In my case, I thought things would never change, even though they changed every day. I thought my freedom was gone forever. It may have been a disadvantage of teen parenting, or a lack of perspective, likely a combination of many things.

I want people to be prepared for the lifestyle. It is quite a commitment.

I didn’t know, before long, weeks and even months would pass without my son bursting through the door. I didn’t know someday he wouldn’t need me. I didn’t realize someday my home would have a deafening silence.

I never would have guessed, the freedom I longed for would quickly return, and I would then be missing the busyness that once filled my time. I didn’t know doing a great job would mean I’d be lonely. I didn’t know my returning freedom would leave me feeling empty.

Had I have known these things, I think there may have been more time for love and play. There would have been less focus on hurrying, urgency, and moving to the next stage. Maybe I could have given more attention to focus on slowing down.

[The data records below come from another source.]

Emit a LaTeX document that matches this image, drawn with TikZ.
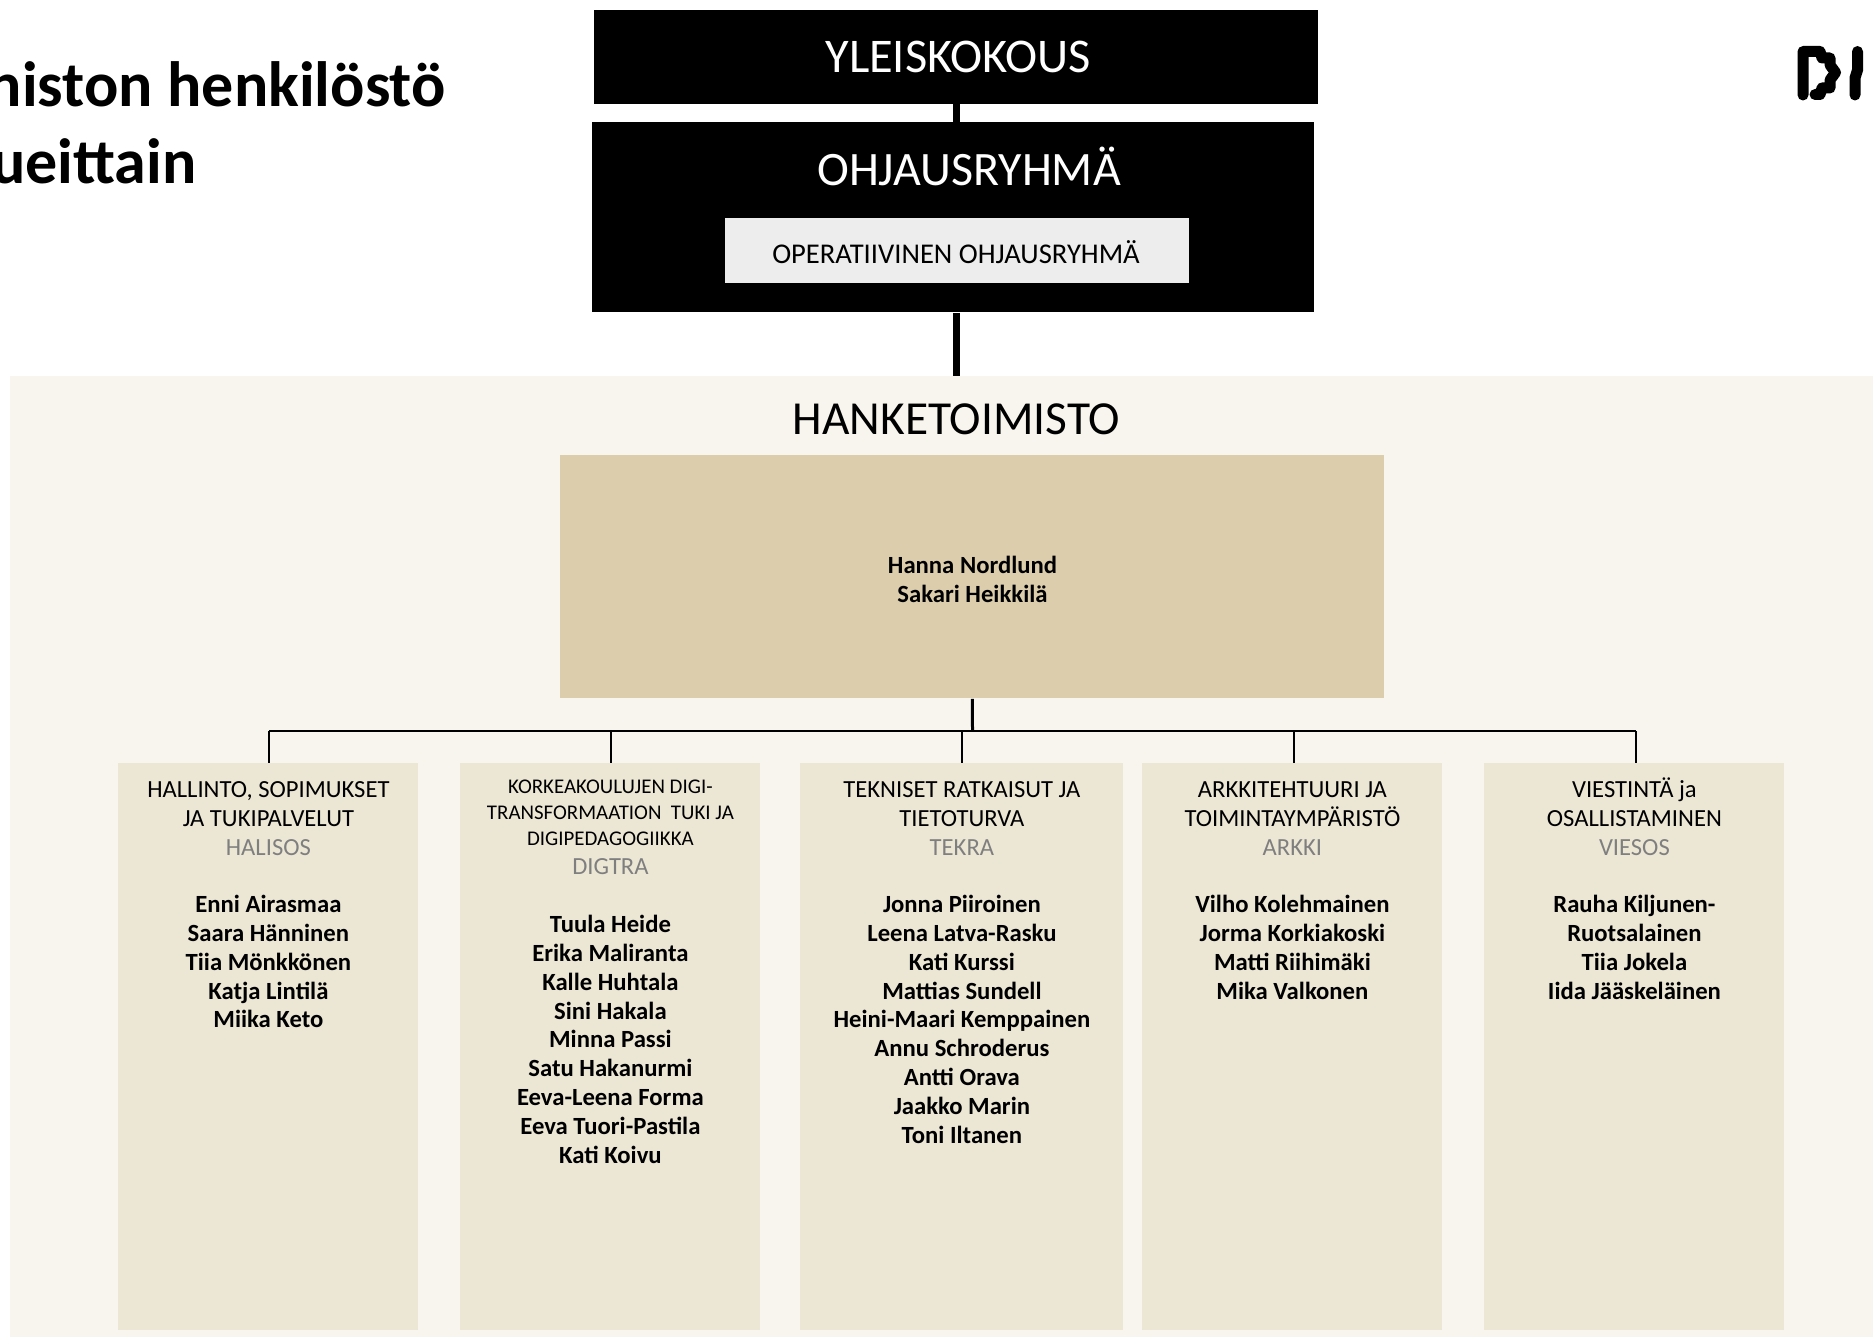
\documentclass[tikz,border=0pt]{standalone}
\usepackage{fontspec}
\setmainfont{Carlito}
\usetikzlibrary{positioning}

\definecolor{officebg}{HTML}{F8F5EE}
\definecolor{leadfill}{HTML}{DCCEAC}
\definecolor{unitfill}{HTML}{ECE7D5}
\definecolor{opfill}{HTML}{EDEDED}
\definecolor{abbrgray}{HTML}{7F7F7F}

\tikzset{
  blackbox/.style={fill=black, inner sep=0pt, anchor=north west},
  unitbox/.style={fill=unitfill, inner sep=0pt, anchor=north west, minimum width=150pt, minimum height=283.5pt},
  headtext/.style={inner sep=0pt, anchor=north, align=center, font=\fontsize{12.3}{14.5}\selectfont},
  smallhead/.style={inner sep=0pt, anchor=north, align=center, font=\fontsize{10.45}{13.15}\selectfont},
  abbrtext/.style={inner sep=0pt, anchor=north, text=abbrgray, font=\fontsize{12.3}{14.5}\selectfont},
  nametext/.style={inner sep=0pt, anchor=north, align=center, font=\fontsize{12.35}{14.4}\selectfont\bfseries},
  titletext/.style={inner sep=0pt, anchor=base east, font=\fontsize{32}{39}\selectfont\bfseries},
  bigline/.style={line width=3.5pt},
  thinline/.style={line width=1pt}
}

\begin{document}
\begin{tikzpicture}[x=0.5pt,y=-0.5pt]
\useasboundingbox (0,0) rectangle (1873,1337);

% title and logo
\node [titletext] (title1) at (446,106.5) {niston henkilöstö};
\node [titletext] (title2) at (197,184) {ueittain};
\draw [line width=5.5pt, line cap=round, line join=round]
  (1803,95) -- (1803,51.5) -- (1820,51.5) -- (1822,58) -- (1830,58) -- (1830,65) -- (1835.5,72.5) -- (1830,80) -- (1830,88) -- (1822,88) -- (1820,94.5) -- (1815,94.5);
\draw [line width=5.5pt, line cap=round] (1857.5,51.5) -- (1857.5,70) -- (1855,78) -- (1855,95);

% top boxes
\node [blackbox, minimum width=362pt, minimum height=47pt] (meeting) at (594,9.5) {};
\node [blackbox, minimum width=361pt, minimum height=95pt] (steering) at (592,122) {};
\node [fill=opfill, inner sep=0pt, anchor=north west, minimum width=231.75pt, minimum height=32.75pt] (operative) at (725,217.5) {};
\node [text=white, inner sep=0pt, font=\fontsize{24.2}{29}\selectfont] (meetinglabel) at (958,56.5) {YLEISKOKOUS};
\node [text=white, inner sep=0pt, font=\fontsize{24}{29}\selectfont] (steeringlabel) at (969,166) {OHJAUSRYHMÄ};
\node [inner sep=0pt, font=\fontsize{14.3}{17}\selectfont] (operativelabel) at (956,252) {OPERATIIVINEN OHJAUSRYHMÄ};

% office
\fill [officebg] (9.5,376) rectangle (1873,1337);
\node [inner sep=0pt, font=\fontsize{23.7}{28}\selectfont] (office) at (956.5,419.5) {HANKETOIMISTO};
\node [fill=leadfill, inner sep=0pt, anchor=north west, minimum width=412pt, minimum height=121.5pt] (lead) at (560,455) {};
\node [nametext] (leadnames) at (972.5,556) {Hanna Nordlund\\Sakari Heikkilä};

\draw [bigline] (meeting.south -| office) -- (steering.north -| office);
\draw [bigline] (steering.south -| office) -- (office.north |- 0,376);

% units
\node [unitbox] (halisos) at (118,763) {};
\node [unitbox] (digtra) at (460,763) {};
\node [unitbox, minimum width=161.5pt] (tekra) at (800,763) {};
\node [unitbox] (arkki) at (1142,763) {};
\node [unitbox] (viesos) at (1484,763) {};

\node [headtext] (halisoshead) at ([yshift=-9.2pt]halisos.north) {HALLINTO, SOPIMUKSET\\JA TUKIPALVELUT};
\node [abbrtext] (halisosabbr) at ([yshift=-38pt]halisos.north) {HALISOS};
\node [nametext] (halisosnames) at ([yshift=-66pt]halisos.north) {Enni Airasmaa\\Saara Hänninen\\Tiia Mönkkönen\\Katja Lintilä\\Miika Keto};

\node [smallhead] (digtrahead) at ([yshift=-8.2pt]digtra.north) {KORKEAKOULUJEN DIGI-\\TRANSFORMAATION\ \ TUKI JA\\DIGIPEDAGOGIIKKA};
\node [abbrtext] (digtraabbr) at ([yshift=-47.7pt]digtra.north) {DIGTRA};
\node [nametext] (digtranames) at ([yshift=-76pt]digtra.north) {Tuula Heide\\Erika Maliranta\\Kalle Huhtala\\Sini Hakala\\Minna Passi\\Satu Hakanurmi\\Eeva-Leena Forma\\Eeva Tuori-Pastila\\Kati Koivu};

\node [headtext] (tekrahead) at ([yshift=-9.2pt]tekra.north) {TEKNISET RATKAISUT JA\\TIETOTURVA};
\node [abbrtext] (tekraabbr) at ([yshift=-38pt]tekra.north) {TEKRA};
\node [nametext] (tekranames) at ([yshift=-66pt]tekra.north) {Jonna Piiroinen\\Leena Latva-Rasku\\Kati Kurssi\\Mattias Sundell\\Heini-Maari Kemppainen\\Annu Schroderus\\Antti Orava\\Jaakko Marin\\Toni Iltanen};

\node [headtext] (arkkihead) at ([yshift=-9.2pt]arkki.north) {ARKKITEHTUURI JA\\TOIMINTAYMPÄRISTÖ};
\node [abbrtext] (arkkiabbr) at ([yshift=-38pt]arkki.north) {ARKKI};
\node [nametext] (arkkinames) at ([yshift=-66pt]arkki.north) {Vilho Kolehmainen\\Jorma Korkiakoski\\Matti Riihimäki\\Mika Valkonen};

\node [headtext] (viesoshead) at ([yshift=-7.2pt]viesos.north) {VIESTINTÄ ja\\OSALLISTAMINEN};
\node [abbrtext] (viesosabbr) at ([yshift=-38pt]viesos.north) {VIESOS};
\node [nametext] (viesosnames) at ([yshift=-66pt]viesos.north) {Rauha Kiljunen-\\Ruotsalainen\\Tiia Jokela\\Iida Jääskeläinen};

% tree
\coordinate (bus) at (972.5,731);
\draw [line width=1.5pt] (lead.south) -- (bus);
\draw [thinline] ([xshift=0.5pt]bus -| halisos.north) -- ([xshift=0.75pt]bus -| viesos.north);
\draw [thinline] ([xshift=0.5pt]bus -| halisos.north) -- ([xshift=0.5pt]halisos.north);
\draw [thinline] ([xshift=0.5pt]bus -| digtra.north) -- ([xshift=0.5pt]digtra.north);
\draw [thinline] (bus -| tekra.north) -- (tekra.north);
\draw [thinline] ([xshift=0.75pt]bus -| arkki.north) -- ([xshift=0.75pt]arkki.north);
\draw [thinline] ([xshift=0.75pt]bus -| viesos.north) -- ([xshift=0.75pt]viesos.north);

\end{tikzpicture}
\end{document}
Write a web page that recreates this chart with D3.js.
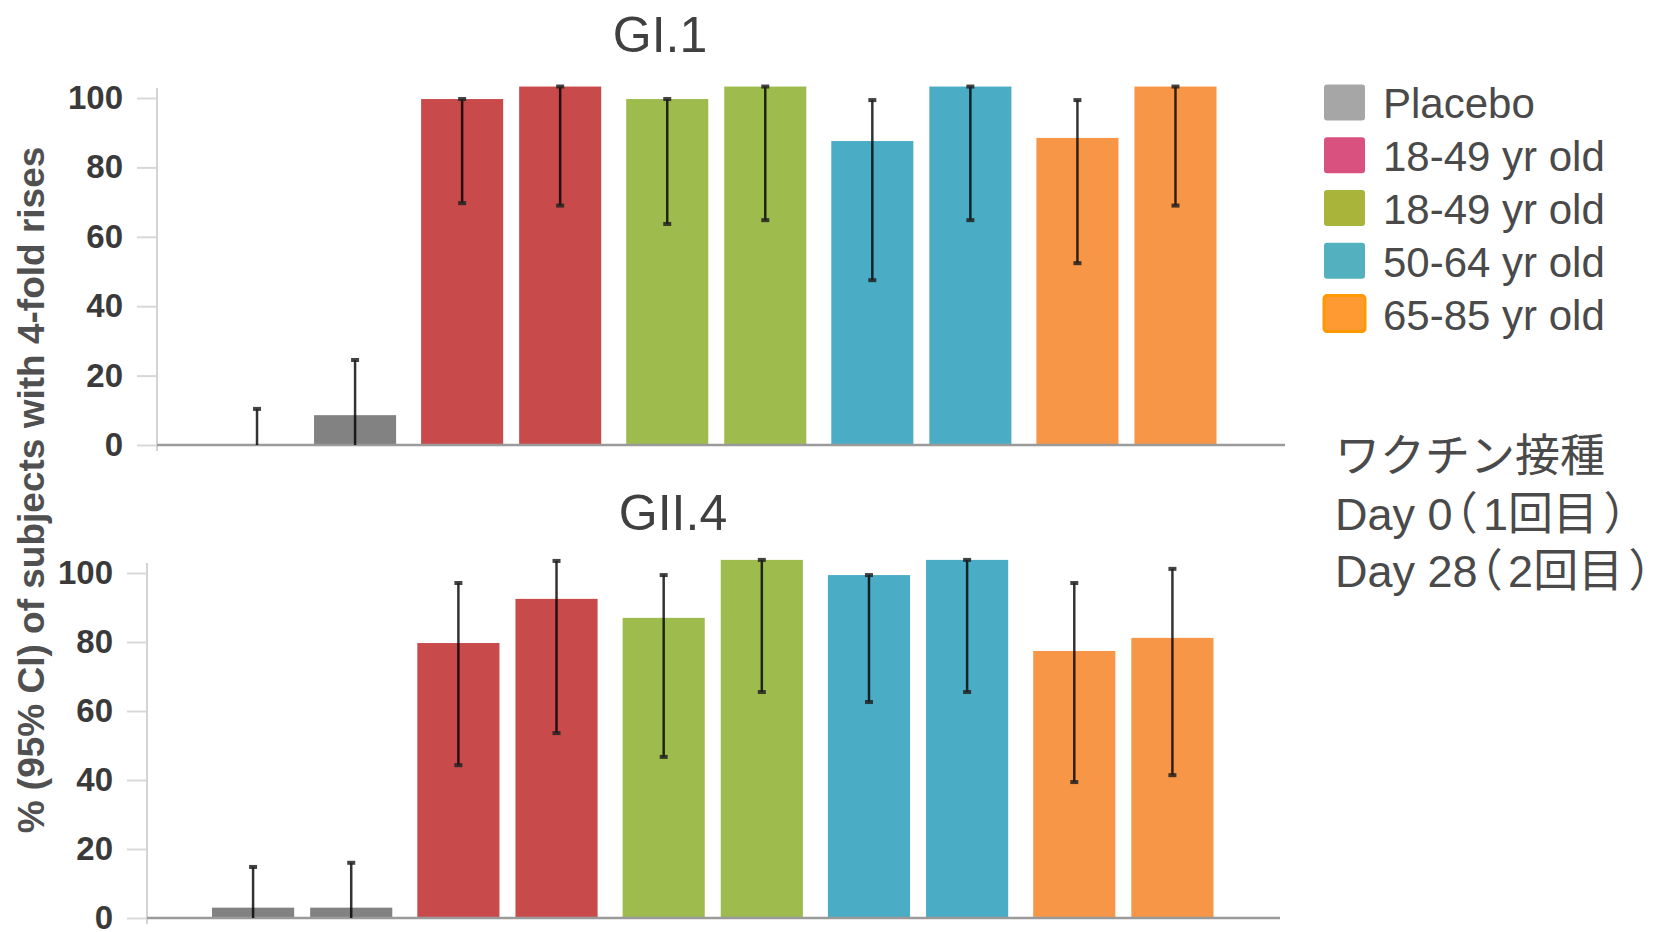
<!DOCTYPE html>
<html><head><meta charset="utf-8">
<script src="https://cdn.jsdelivr.net/npm/d3@7"></script>
<style>
html,body{margin:0;padding:0;background:#fff;}
svg{display:block;}
</style></head>
<body>
<svg id="chart" width="1657" height="932"></svg>
<script>
// ---- data ----
const groupKeys = ["placebo", "g18a", "g18b", "g50", "g65"];
const doseKeys = ["day0", "day28"];
const barColors = ["#828282", "#C84A4B", "#9EBB4E", "#4BACC6", "#F79646"];
const legendLabels = ["Placebo", "18-49 yr old", "18-49 yr old", "50-64 yr old", "65-85 yr old"];
const legendColors = ["#a6a6a6", "#d9527f", "#a9b43a", "#53b0be", "#ff9a33"];
const yTicks = [0, 20, 40, 60, 80, 100];

// GI.1 (pairs: day0, day28 for each group)
const gi1Values = [0, 8.6, 99.7, 103.3, 99.7, 103.3, 87.6, 103.3, 88.5, 103.3];
const gi1Lower  = [0, 0, 69.7, 69, 63.7, 64.8, 47.5, 64.8, 52.4, 69];
const gi1Upper  = [10.4, 24.5, 99.7, 103.3, 99.7, 103.3, 99.4, 103.3, 99.4, 103.3];
// GII.4
const gii4Values = [3, 3, 79.7, 92.5, 87, 103.8, 99.4, 103.8, 77.4, 81.2];
const gii4Lower  = [0, 0, 44.3, 53.6, 46.7, 65.5, 62.6, 65.5, 39.4, 41.4];
const gii4Upper  = [14.8, 16, 97.1, 103.5, 99.4, 103.8, 99.4, 103.8, 97.1, 101.2];

// annotation lines, split into pieces so the brackets can be spaced
const annotationLines = [["ワクチン接種"], ["Day 0", "（", "1回目", "）"], ["Day 28", "（", "2回目", "）"]];

// ---- drawing ----
const svg = d3.select("#chart");
const FONT = "'Liberation Sans', Arial, 'Noto Sans CJK JP', sans-serif";

function panel(cfg) {
  const g = svg.append("g");
  const x0 = d3.scaleBand().domain(groupKeys).range(cfg.xRange).padding(0);
  const x1 = d3.scaleBand().domain(doseKeys).range([0, x0.bandwidth()])
      .paddingInner(0.163).paddingOuter(0.1275);
  const y = d3.scaleLinear().domain([0, 100]).range(cfg.yRange);

  // axis
  const ax = g.append("g").attr("transform", `translate(${cfg.axisX},0)`)
    .call(d3.axisLeft(y).tickValues(yTicks).tickSize(20).tickSizeOuter(0).tickPadding(14));
  ax.select(".domain").remove();
  ax.selectAll(".tick line").attr("stroke", "#d8d8d8").attr("stroke-width", 2);
  ax.selectAll(".tick text").attr("font-family", FONT).attr("font-size", 33)
    .attr("font-weight", "bold").attr("fill", "#3a3a3a");
  g.append("line").attr("x1", cfg.axisX).attr("x2", cfg.axisX)
    .attr("y1", y(100) - 10).attr("y2", y(0) + 6)
    .attr("stroke", "#d4d4d4").attr("stroke-width", 2);

  const rows = [];
  groupKeys.forEach((gk, gi) => doseKeys.forEach((dk, di) => {
    const i = gi * 2 + di;
    rows.push({ g: gk, d: dk, ci: gi, v: cfg.values[i], lo: cfg.lower[i], hi: cfg.upper[i] });
  }));

  g.selectAll("rect.bar").data(rows).enter().append("rect").attr("class", "bar")
    .attr("x", d => x0(d.g) + x1(d.d)).attr("width", x1.bandwidth())
    .attr("y", d => y(d.v)).attr("height", d => Math.max(0, y(0) - y(d.v)))
    .attr("fill", d => barColors[d.ci]);

  // baseline
  g.append("line").attr("x1", cfg.axisX).attr("x2", cfg.baseEnd)
    .attr("y1", y(0)).attr("y2", y(0)).attr("stroke", "#9a9a9a").attr("stroke-width", 2.5);

  // error bars
  const cx = d => x0(d.g) + x1(d.d) + x1.bandwidth() / 2;
  const eb = g.selectAll("g.err").data(rows).enter().append("g").attr("class", "err");
  eb.append("line").attr("x1", cx).attr("x2", cx)
    .attr("y1", d => y(d.hi)).attr("y2", d => y(d.lo))
    .attr("stroke", "#000").attr("stroke-opacity", 0.8).attr("stroke-width", 2.5);
  eb.append("rect").attr("x", d => cx(d) - 4).attr("width", 8)
    .attr("y", d => y(d.hi) - 2).attr("height", 4).attr("fill", "#222").attr("opacity", 0.85);
  eb.filter(d => d.lo > 0).append("rect").attr("x", d => cx(d) - 4).attr("width", 8)
    .attr("y", d => y(d.lo) - 2).attr("height", 4).attr("fill", "#222").attr("opacity", 0.85);

  // title
  svg.append("text").attr("x", cfg.titleX).attr("y", cfg.titleY)
    .attr("text-anchor", "middle").attr("font-family", FONT).attr("font-size", 50)
    .attr("fill", "#404040").text(cfg.title);
}

panel({ title: "GI.1", titleX: 660, titleY: 52,
  values: gi1Values, lower: gi1Lower, upper: gi1Upper,
  xRange: [203.5, 1229], yRange: [445, 98], axisX: 157, baseEnd: 1285 });
panel({ title: "GII.4", titleX: 673, titleY: 530,
  values: gii4Values, lower: gii4Lower, upper: gii4Upper,
  xRange: [199.5, 1226], yRange: [918, 573], axisX: 147, baseEnd: 1280 });

// y-axis label
svg.append("text").attr("transform", "translate(44,490) rotate(-90)")
  .attr("text-anchor", "middle").attr("font-family", FONT).attr("font-size", 37)
  .attr("font-weight", "bold").attr("fill", "#505050")
  .text("% (95% CI) of subjects with 4-fold rises");

// legend
const leg = svg.append("g");
const legY = d3.scaleBand().domain(d3.range(legendLabels.length)).range([76, 340]);
legendLabels.forEach((lab, i) => {
  const cy = legY(i) + legY.bandwidth() / 2;
  leg.append("rect").attr("x", 1324).attr("y", cy - 18).attr("width", 41).attr("height", 36)
    .attr("rx", 3).attr("fill", legendColors[i])
    .attr("stroke", i === 4 ? "#ff9900" : "none").attr("stroke-width", 3);
  leg.append("text").attr("x", 1383).attr("y", cy + 16).attr("font-family", FONT)
    .attr("font-size", 42).attr("fill", "#4a4a4a").text(lab);
});

// annotation
const ann = svg.append("text").attr("font-family", FONT).attr("font-size", 45).attr("fill", "#4a4a4a");
annotationLines.forEach((parts, i) => {
  parts.forEach((p, j) => {
    const t = ann.append("tspan").text(p);
    if (j === 0) t.attr("x", 1335).attr("y", 472 + i * 57.5);
    else t.style("font-feature-settings", "'palt'").attr("dx", p === "（" ? 1 : 7);
  });
});
</script>
</body></html>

Which was advised, but not a practice.

Although, this advice was provided I never understood. I am hopeful John’s tip will provide parents with a clearer sense of this reality and a more accurate understanding of the timeline.

Parenting is the most wonderful, most important, most valuable, most rewarding, and most precious “blip” of your life. It will be the most meaningful, and most memorable, source of wonderment anyone can be fortunate enough to experience.

Freedom, meh…it happens before you know it.